L’enjeu est d'assurer la cohérence et l'équité, et de veiller à ce que les progrès en matière de bien-être humain ne se fassent pas au détriment du climat, de la biodiversité et des écosystèmes. Le chemin vers la durabilité passe par l'abolition des pratiques non durables, tout en tenant compte de la souffrance économique et sociale que cela peut engendrer. Le GSDR insiste particulièrement sur ce qu'il faut faire, sur le « comment ». 

Mettre le financement à l’échelle

Mais ces transformations seront coûteuses : elles nécessiteront des investissements publics et privés annuels supplémentaires pouvant atteindre 2 500 milliards de dollars. Si les discussions en cours pour un nouveau pacte financier mondial sont un pas dans la bonne direction, il sera essentiel de s'assurer que l'augmentation de la marge de manœuvre des banques multilatérales de développement et que l'élargissement de leur mission de fourniture de biens publics mondiaux ne se fassent pas au détriment des ODD et des pays les plus vulnérables (OCDE-SDSN). Le système financier international devra donc être adapté, plus particulièrement à la nécessité de pérenniser des financements sur le long terme. 

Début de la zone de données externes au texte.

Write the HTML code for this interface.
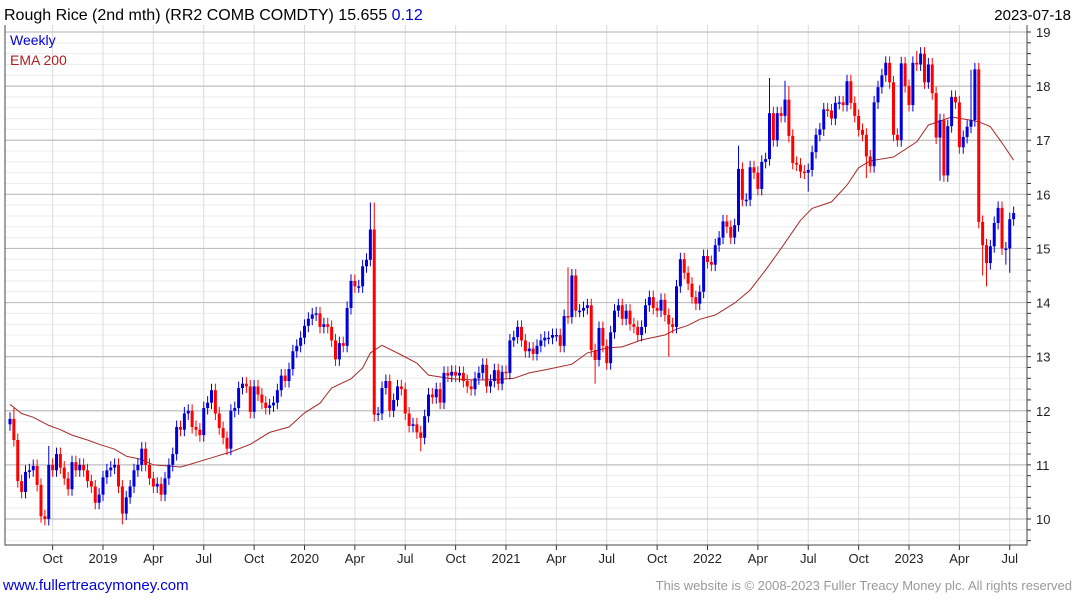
<!DOCTYPE html>
<html><head><meta charset="utf-8"><style>
body{margin:0;background:#fff;width:1075px;height:600px;overflow:hidden;font-family:"Liberation Sans",sans-serif}
</style></head><body>
<svg id="chart" width="1075" height="600" xmlns="http://www.w3.org/2000/svg" font-family="Liberation Sans, sans-serif">
<text x="4" y="20" font-size="16" fill="#000">Rough Rice (2nd mth) (RR2 COMB COMDTY) 15.655 <tspan fill="#0000dd">0.12</tspan></text>
<text x="1071" y="20" font-size="15" fill="#000" text-anchor="end">2023-07-18</text>
<g id="grid"></g><g id="ema"></g><g id="candles"></g><g id="axes"></g>
<text x="10" y="45" font-size="14" fill="#0000dd">Weekly</text>
<text x="10" y="65" font-size="14" fill="#b02020">EMA 200</text>
<text x="3" y="590" font-size="15" fill="#0000dd">www.fullertreacymoney.com</text>
<text x="1072" y="590" font-size="13" fill="#999" text-anchor="end">This website is © 2008-2023 Fuller Treacy Money plc. All rights reserved</text>
</svg>
<script>
const closes=[11.85,11.46,10.7,10.5,10.87,10.9,10.98,10.63,10.05,10.0,11.0,10.9,11.2,10.95,10.75,10.55,11.05,10.9,11.0,10.9,10.7,10.6,10.3,10.45,10.77,10.9,10.95,11.0,10.6,10.1,10.4,10.6,10.9,11.0,11.3,11.0,10.75,10.6,10.65,10.45,10.75,11.0,11.2,11.7,
11.65,11.95,12.0,11.7,11.65,11.55,12.05,12.15,12.38,11.95,11.68,11.5,11.3,12.0,12.05,12.42,12.5,12.45,11.98,12.45,12.3,12.15,12.05,12.1,12.15,12.38,12.65,12.55,12.77,13.1,13.2,13.35,13.57,13.7,13.78,13.8,13.55,13.6,13.55,13.3,12.95,13.25,13.2,
13.9,14.4,14.3,14.3,14.67,14.79,15.35,11.93,11.95,12.42,12.55,12.0,12.2,12.45,12.4,11.95,11.72,11.75,11.6,11.5,11.9,12.3,12.25,12.4,12.15,12.7,12.65,12.72,12.65,12.7,12.55,12.45,12.4,12.6,12.7,12.85,12.45,12.55,12.75,12.5,12.72,12.7,13.3,
13.36,13.55,13.3,13.1,13.15,13.05,13.2,13.3,13.35,13.35,13.4,13.4,13.2,13.75,13.73,14.5,13.85,13.85,13.9,13.95,13.12,12.94,13.53,13.2,12.88,13.45,13.85,13.95,13.7,13.85,13.6,13.55,13.4,13.55,13.95,14.1,13.9,13.85,14.05,13.77,13.6,13.55,14.3,14.8,
14.55,14.35,14.1,13.98,14.2,14.86,14.75,14.7,15.06,15.2,15.5,15.4,15.2,15.43,16.47,15.9,15.9,16.5,16.4,16.1,16.6,16.65,17.5,17.0,17.5,17.45,17.75,17.08,16.58,16.55,16.42,16.4,16.45,16.78,17.1,17.2,17.57,17.55,17.4,17.69,17.7,17.65,18.09,17.69,17.45,
17.19,17.1,16.7,16.52,17.7,17.98,18.2,18.43,18.07,17.1,17.0,18.42,18.0,17.65,18.43,18.4,18.6,18.07,18.4,17.87,17.05,17.37,16.35,17.26,17.8,17.7,16.87,17.06,17.25,17.37,18.31,15.49,15.06,14.73,15.04,15.47,15.75,15.0,15.0,15.54,15.655];
const firstOpen=11.75;
const highOverrideIdx=[1,9,10,93,94,144,188,196,200,201,216,234,248,249];
const highOverrideVal=[12.05,10.1,11.35,15.85,15.85,14.65,16.9,18.15,18.1,18.0,18.15,18.65,18.3,18.4];
const lowOverrideIdx=[8,9,10,29,94,106,151,170,206,221,240,251,252,257,258];
const lowOverrideVal=[9.95,9.9,9.95,9.9,11.8,11.25,12.5,13.0,16.05,16.3,16.25,14.5,14.3,14.7,14.55];
const emaWeek=[0,3,6,10,13,16,20,23,27,30,34,37,41,44,46,52,57,62,67,72,76,80,83,88,91,93,96,101,105,108,114,119,123,126,130,134,139,145,149,154,158,163,169,172,175,178,182,187,191,195,199,204,207,212,216,219,222,228,234,237,243,248,250,253,256,259];
const emaVal=[12.12,11.95,11.88,11.73,11.65,11.55,11.46,11.38,11.29,11.16,11.1,11.0,10.98,10.96,11.0,11.13,11.24,11.38,11.6,11.7,11.96,12.14,12.42,12.59,12.79,13.07,13.21,13.03,12.88,12.66,12.59,12.57,12.57,12.58,12.6,12.7,12.77,12.86,13.07,13.16,13.18,13.31,13.4,13.51,13.58,13.69,13.77,13.99,14.23,14.6,15.0,15.52,15.74,15.86,16.17,16.49,16.62,16.69,16.97,17.28,17.43,17.37,17.34,17.25,16.95,16.63,16.5];
const yTicks=[10,11,12,13,14,15,16,17,18,19];
const monthLabels=["Oct","2019","Apr","Jul","Oct","2020","Apr","Jul","Oct","2021","Apr","Jul","Oct","2022","Apr","Jul","Oct","2023","Apr","Jul"];
const monthWeek=[11,24,37,50,63,76,89,102,115,128,141,154,167,180,193,206,219,232,245,258];

const NS="http://www.w3.org/2000/svg";
const X0=10, STEP=3.875, PL=5, PR=1027, PT=25, PB=545;
const xs=i=>X0+i*STEP;
const ys=p=>32+(19-p)*54.11;
function mk(tag,attrs,parent){const e=document.createElementNS(NS,tag);for(const k in attrs)e.setAttribute(k,attrs[k]);parent.appendChild(e);return e;}
const grid=document.getElementById('grid'),axes=document.getElementById('axes'),cg=document.getElementById('candles'),eg=document.getElementById('ema');
// minor grid
for(let v=9.6;v<=19.01;v+=0.2){const y=ys(v);if(y<PT||y>PB)continue;const l=mk('line',{x1:PL,x2:PR,y1:y,y2:y,stroke:'#ececec','stroke-width':1},grid);

}
monthWeek.forEach((w,k)=>{const x=xs(w);const l=mk('line',{x1:x,x2:x,y1:PT,y2:PB,stroke:'#dcdcdc','stroke-width':1},grid);


const t=mk('text',{x:x,y:563,'font-size':13,'text-anchor':'middle',fill:'#222'},axes);t.textContent=monthLabels[k];


const tk=mk('line',{x1:x,x2:x,y1:PB,y2:PB+5,stroke:'#333'},axes);

});
yTicks.forEach(v=>{const y=ys(v);const l=mk('line',{x1:PL,x2:PR,y1:y,y2:y,stroke:'#c0c0c0','stroke-width':1.2},grid);


const t=mk('text',{x:1036,y:y+5,'font-size':13,fill:'#222'},axes);t.textContent=String(v);

});
for(let v=9.6;v<=19.01;v+=0.2){const y=ys(v);if(y<PT||y>PB)continue;const tk=mk('line',{x1:PR,x2:PR+4,y1:y,y2:y,stroke:'#333'},axes);

}
const frame=mk('path',{d:`M${PL} ${PT}V${PB}H${PR}V${PT}`,fill:'none',stroke:'#444','stroke-width':1},axes);


// EMA
const pts=emaWeek.map((w,k)=>xs(w).toFixed(1)+','+ys(emaVal[k]).toFixed(1)).join(' ');
const el=mk('polyline',{points:pts,fill:'none',stroke:'#a52a2a','stroke-width':1},eg);


// candles
closes.forEach((c,i)=>{
  const o=i===0?firstOpen:closes[i-1];
  let hi=Math.max(o,c)+0.12, lo=Math.min(o,c)-0.12;
  const hk=highOverrideIdx.indexOf(i); if(hk>=0) hi=Math.max(hi,highOverrideVal[hk]);
  const lk=lowOverrideIdx.indexOf(i); if(lk>=0) lo=Math.min(lo,lowOverrideVal[lk]);
  const col=c>=o?'#0000dd':'#ff0000';
  const x=xs(i);
  const g=mk('g',{},cg);
  
  
  mk('line',{x1:x,x2:x,y1:ys(hi),y2:ys(lo),stroke:col,'stroke-width':1},g);
  const top=ys(Math.max(o,c)),bot=ys(Math.min(o,c));
  mk('rect',{x:x-1.5,y:top,width:3,height:Math.max(1.5,bot-top),fill:col},g);
});
</script>
</body></html>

Or, comme le soulignent l’OCDE et le SDSN, un décalage existe entre les objectifs de long terme des pays en développement et la recherche par les créanciers de rendements financiers à court terme. Ces derniers proposent généralement des prêts assortis d'échéances à court terme et de taux d'intérêt élevés, ce qui entrave les investissements à long terme et augmente les risques de manque de liquidités. Les méthodologies actuelles des agences de notation empêchent les économies en développement d'obtenir le niveau de prêts à long terme requis pour financer les transformations sectorielles à grande échelle. Pour l’OCDE et le SDSN, il est important d'explorer les options pour améliorer ces méthodologies, en particulier pour les rendre plus alignées sur les ambitions de développement durable des pays en développement.

Le constat de l'incapacité de l'architecture internationale actuelle à remplir ses missions essentielles et à soutenir un financement stable à long terme des ODD est clair. À quelques semaines du sommet de New York, la dynamique actuelle n’est pas suffisante. Sans une prise de conscience des acteurs et un changement radical d’approche, pour à la fois soutenir et financer les transformations inhérentes à l’atteinte des ODD, l’Agenda 2030 ne sera jamais atteint.